On Monday, the Supreme Court heard arguments in the juvenile life without parole cases, Graham and Sullivan. The question the Court is facing is whether LWOP sentences for juveniles are violative of the 8th Amendment’s prohibition of cruel and unusual punishment. I do not want to dwell on the legal aspect of this argument, except to say that I will be rather surprised if the Court does not hold that LWOP is unconstitutional. This would be in keeping with the Court’s recent jurisprudence, Roper and Atkins, which held that capital punishment for juveniles and the mentally retarded (respectively) were unconstitutional. [Editor’s note: I should have made clear that the LWOP sentences referenced were for juveniles who did not kill. I had presumed that readers were familiar with the cases. My apologies for any confusion.]
Rather, what I would like to do is to make the case for why LWOP is simply a bad policy choice for juvenile justice. A portion of that stance is driven by my larger concerns about LWOP in and of itself. I will not make that case here, but hope to come back to it at a later date. Without further ado…
The juvenile justice system is based on at least two different premises than the adult system. These two premises are somewhat complementary, though either one alone would provide sufficient grounding for the system. Juveniles are, by virtue of their age, considered to be incomplete moral agents. Related to, and to a large extent flowing from, that supposition is the view that juveniles are more readily rehabilitated than are adults.
Without going too deeply into psychology or human development, it ought to be obvious that juveniles have not fully developed. This is true for their intellectual development as well as their emotional and cognitive faculties. It takes a certain degree of development of these abilities before we can say that an individual is a moral actor. This is not to say that juveniles are incapable of knowing from right from wrong, if for no other reason that some of that ability is inherent in all humans (or so I would like to argue). Rather, my argument is that juveniles are unable to understand and appreciate the consequences of their actions. (Examples of this abound.)
Accepting this premise, it is problematic to then hold juveniles morally accountable. In order for someone to be a full moral agent, s/he must not only understand right and wrong, but also be capable of acting according to those principles, which entails understanding consequences. In this regard, we might think of juveniles being analogous to the mentally retarded. Or, in criminal parlance, juveniles lack the requisite cognitive abilities to form the required mens rea for legal culpability.

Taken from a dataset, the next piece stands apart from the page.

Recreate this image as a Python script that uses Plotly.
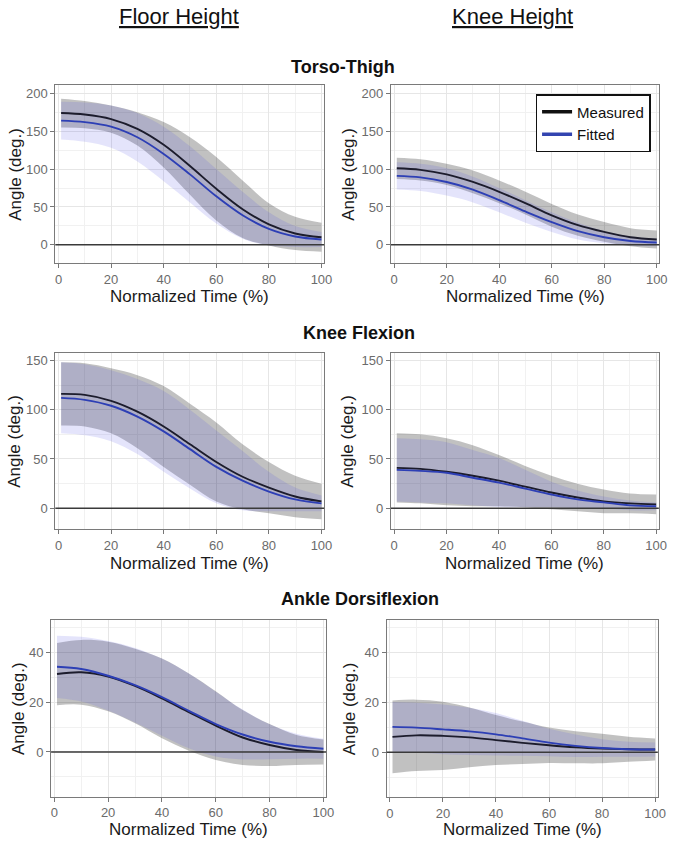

Proceeding from this notion of juveniles as not yet fully formed moral agents is the idea that they are more amenable to rehabilitation. Some of this is clearly intuitive (old dog, new tricks, etc.). As a society, we do not view the traits of a 15 or 16 year old as cast in stone. Since they are still not fully developed, appropriate interventions could result in mitigating or altering these traits.
Additionally, I would argue that society is simply not comfortable with giving up on a juvenile. Certainly, some will disagree and have no such qualms. But I think most Americans accept the premise of juvenile rehabilitation.
If we accept the proposition that juveniles are amenable to rehabilitation to a degree not possible with an adult population, then why would we want to sentence any of them to LWOP? I think that much (most?) of the support for juvenile LWOP springs from two founts- retribution and incapacitation. The first is the sense that some crimes are so heinous that the only fitting punishment is to be incarcerated for the rest of one’s life. Somewhat related is the thought that some people are so dangerous to society that we can never be safe without them incarcerated.
It is rather impossible to meet the former argument, as people’s perceptions of moral desert vary widely. Plus, there is a certain logic to punishing murder with lifetime incarceration. However, I do believe we can mount a counterargument to the latter source. And it is this- the decision to eliminate LWOP for juveniles does not lead to an outcome in which no juveniles ever spend the remainder of their natural lives in jail. It simply means that there will always be a possibility for parole, at some later date. The incarcerated person will have to convince the corrections system and a parole board that s/he is no longer a threat to society and has paid for their crime.
Going beyond that, there are also fiscal and systemic arguments to be made. It is incredibly costly to lock up a 15 year old kid for the next 60+ years. Do we really want to be pouring even more money into our penal system? Also, absent any chance for parole, what incentive does an inmate have conduct themselves in accordance with prison rules and regulations. Or, even more importantly, to seek rehabilitation. Managing a prison full of lifers is no easy task for the men and women who we employ in our correctional system.
I’ll close with this argument, a point I have made already. LWOP for juveniles is giving up on a child or teenager. Do we really want to do that in our society?